The money will be added to other donations collected this summer, part of an effort to meet a $25,000 matching challenge from the Steinwachs family.
If they can meet that challenge — which Hart suspects they’re very close to doing — it will put the nonprofit group up to its $230,000 goal, enough to build a new concrete skatepark in Meredith, which will replace the aged plywood structures that have reached the end of their serviceable life.
Hart said a construction firm is ready to begin work in the spring, and the organization is already working with the town to get all of the necessary permits in place.
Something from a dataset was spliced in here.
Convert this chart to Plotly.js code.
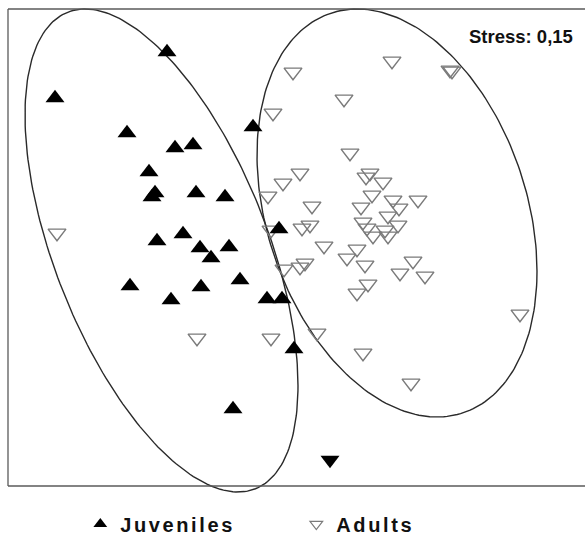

The one-day minigolf course in Heskey Park was provided by Leaderboard of Boston, which Hart said provided the 19 holes at a considerable discount. Many local companies stepped up as hole sponsors, helping to ensure a baseline of funding in case the weather turned on the event.
It looked as if that might just happen, Hart said. The event opened at 11 a.m.
“The weather did affect us. Right when we set up, we had a brief rain shower. That was stressful,” he said. They were worried that it would keep golfers away. “But we had a window of sunny weather,” he said.
More rain arrived at 6 p.m., and it looked as if it wouldn’t be as brief, so they packed up the course an hour early.
Still, the event was a success, he said.
“I was expecting to raise $10,000. I was surprised at the generosity of the people who came down and turned out,” he said.
Many people contributed more than the $10-per-golfer requested donation, he added.
Perhaps he shouldn’t have been surprised by that. The community support for a new Hart Family Memorial Skatepark has been enthusiastic, exemplified by the action of voters at the Meredith Town Meeting last winter. The Friends of the Meredith Skatepark requested town support of the project to the tune of $25,000. Instead, voters amended the request to be double that amount.
Help has come from afar, too. A video of Hart playing his harmonica while riding a skateboard won him a grant from the German instrument manufacturer Hoehner, and the Tony Hawk Foundation gave $25,000 to the project — reportedly more than they’ve awarded elsewhere.
Hart has been championing the renewal of the town’s skatepark for years. It’s a deeply personal mission: The current park is named after his father, Glenn, who died in 1998, leaving behind a wife and three young boys.
The park was dedicated to Glenn Hart in 2003, but the painted plywood features have become so weathered that, last year, the park stayed closed due to safety concerns.
By that point, Hart and a committee of others had already begun to plan for a replacement. Hart’s mother, Linda Hart-Buuck, was the driving force for that effort, especially after Brendan left for France to attend university. Then, in January, the Hart family was dealt a second tragedy, when Hart-Buuck died unexpectedly.
Many at the Town Meeting spoke of Brendan’s parents and their contributions to the community. The town’s generosity toward the creation of the Hart Family Memorial Skatepark is, no doubt, a tribute to Glenn’s and Linda’s memories.
The plans were originally for a simple concrete bowl, something they thought would be an achievable goal. Soon, though, they realized that they could achieve something larger. The new plans call for multiple features, all concrete-made, which will stand the test of time.
“Things have really evolved toward the end of the project,” Hart said. “We have a lot of volunteers, there’s a ton of people reaching out to help. It’s made things easier having this big team.”